§ **Given exercise**:
All of the lines below are to be transcribed faithfully, with pictures excluded from the copy.

>>>>

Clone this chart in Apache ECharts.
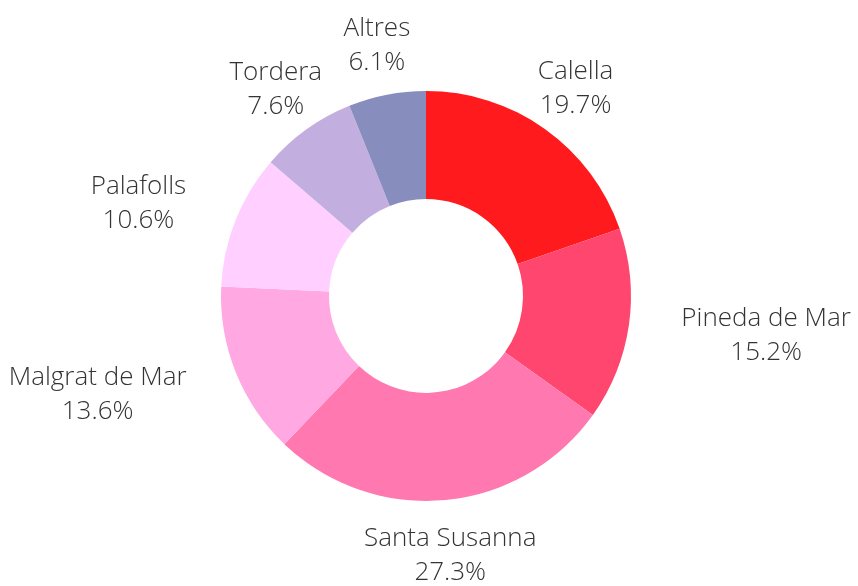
<!DOCTYPE html>
<html>
<head>
<meta charset="utf-8">
<script src="https://cdn.jsdelivr.net/npm/echarts@6/dist/echarts.min.js"></script>
<style>
  html, body { margin: 0; padding: 0; background: #fff; }
  #chart { width: 858px; height: 586px; }
</style>
</head>
<body>
<div id="chart"></div>
<script>
// municipis i percentatges
var categories = ["Calella", "Pineda de Mar", "Santa Susanna", "Malgrat de Mar", "Palafolls", "Tordera", "Altres"];
var values = [19.7, 15.2, 27.3, 13.6, 10.6, 7.6, 6.1];
var colors = ["#ff1a1e", "#ff466e", "#ff78b0", "#ffa8e2", "#ffd0ff", "#c3aee0", "#878ebd"];

var total = values.reduce(function (a, b) { return a + b; }, 0);

// angle central de cada porció (graus, en sentit horari des de dalt)
var midAngles = [];
var acc = 0;
values.forEach(function (v) {
  midAngles.push((acc + v / 2) / total * 360);
  acc += v;
});

var chart = echarts.init(document.getElementById("chart"));

chart.setOption({
  animation: false,
  color: colors,
  series: [
    {
      type: "pie",
      center: ["49.65%", "50.5%"],
      radius: [97, 205],
      startAngle: 90,
      clockwise: true,
      avoidLabelOverlap: false,
      data: categories.map(function (name, i) {
        return { name: name, value: values[i] };
      }),
      label: {
        show: true,
        position: "outside",
        distanceToLabelLine: 0,
        formatter: function (p) {
          return "{t|" + p.name + "}\n{t|" + p.value.toFixed(1) + "%}";
        },
        rich: {
          t: {
            align: "center",
            fontFamily: "Open Sans",
            fontWeight: 300,
            fontSize: 26,
            lineHeight: 34,
            color: "#333"
          }
        },
        fontFamily: "Open Sans",
        fontWeight: 300,
        fontSize: 26,
        lineHeight: 34,
        color: "#333"
      },
      labelLine: { show: false, length: 53, length2: 0 },
      labelLayout: function (params) {
        // etiquetes gairebé verticals: centrades
        var a = midAngles[params.dataIndex] * Math.PI / 180;
        if (Math.abs(Math.sin(a)) < 0.8) {
          return { align: "center", dy: 3 };
        }
        return { dy: 3 };
      },
      emphasis: { disabled: true }
    }
  ]
});
</script>
</body>
</html>
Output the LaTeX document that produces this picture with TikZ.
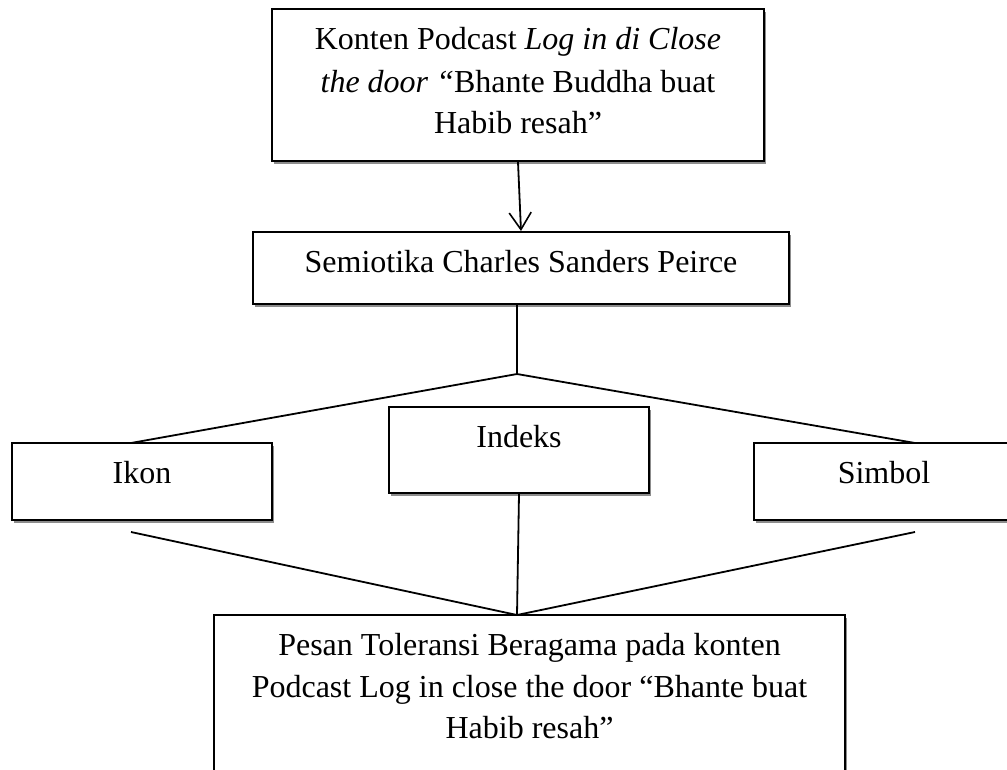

<<<<

§ **The result**:
Clone this chart in Apache ECharts.
<!DOCTYPE html>
<html>
<head>
<meta charset="utf-8">
<script src="https://cdn.jsdelivr.net/npm/echarts@6/dist/echarts.min.js"></script>
<style>
  html, body { margin: 0; padding: 0; background: #fff; }
  #chart { width: 858px; height: 586px; }
</style>
</head>
<body>
<div id="chart"></div>
<script>
// municipis i percentatges
var categories = ["Calella", "Pineda de Mar", "Santa Susanna", "Malgrat de Mar", "Palafolls", "Tordera", "Altres"];
var values = [19.7, 15.2, 27.3, 13.6, 10.6, 7.6, 6.1];
var colors = ["#ff1a1e", "#ff466e", "#ff78b0", "#ffa8e2", "#ffd0ff", "#c3aee0", "#878ebd"];

var total = values.reduce(function (a, b) { return a + b; }, 0);

// angle central de cada porció (graus, en sentit horari des de dalt)
var midAngles = [];
var acc = 0;
values.forEach(function (v) {
  midAngles.push((acc + v / 2) / total * 360);
  acc += v;
});

var chart = echarts.init(document.getElementById("chart"));

chart.setOption({
  animation: false,
  color: colors,
  series: [
    {
      type: "pie",
      center: ["49.65%", "50.5%"],
      radius: [97, 205],
      startAngle: 90,
      clockwise: true,
      avoidLabelOverlap: false,
      data: categories.map(function (name, i) {
        return { name: name, value: values[i] };
      }),
      label: {
        show: true,
        position: "outside",
        distanceToLabelLine: 0,
        formatter: function (p) {
          return "{t|" + p.name + "}\n{t|" + p.value.toFixed(1) + "%}";
        },
        rich: {
          t: {
            align: "center",
            fontFamily: "Open Sans",
            fontWeight: 300,
            fontSize: 26,
            lineHeight: 34,
            color: "#333"
          }
        },
        fontFamily: "Open Sans",
        fontWeight: 300,
        fontSize: 26,
        lineHeight: 34,
        color: "#333"
      },
      labelLine: { show: false, length: 53, length2: 0 },
      labelLayout: function (params) {
        // etiquetes gairebé verticals: centrades
        var a = midAngles[params.dataIndex] * Math.PI / 180;
        if (Math.abs(Math.sin(a)) < 0.8) {
          return { align: "center", dy: 3 };
        }
        return { dy: 3 };
      },
      emphasis: { disabled: true }
    }
  ]
});
</script>
</body>
</html>
Output the LaTeX document that produces this picture with TikZ.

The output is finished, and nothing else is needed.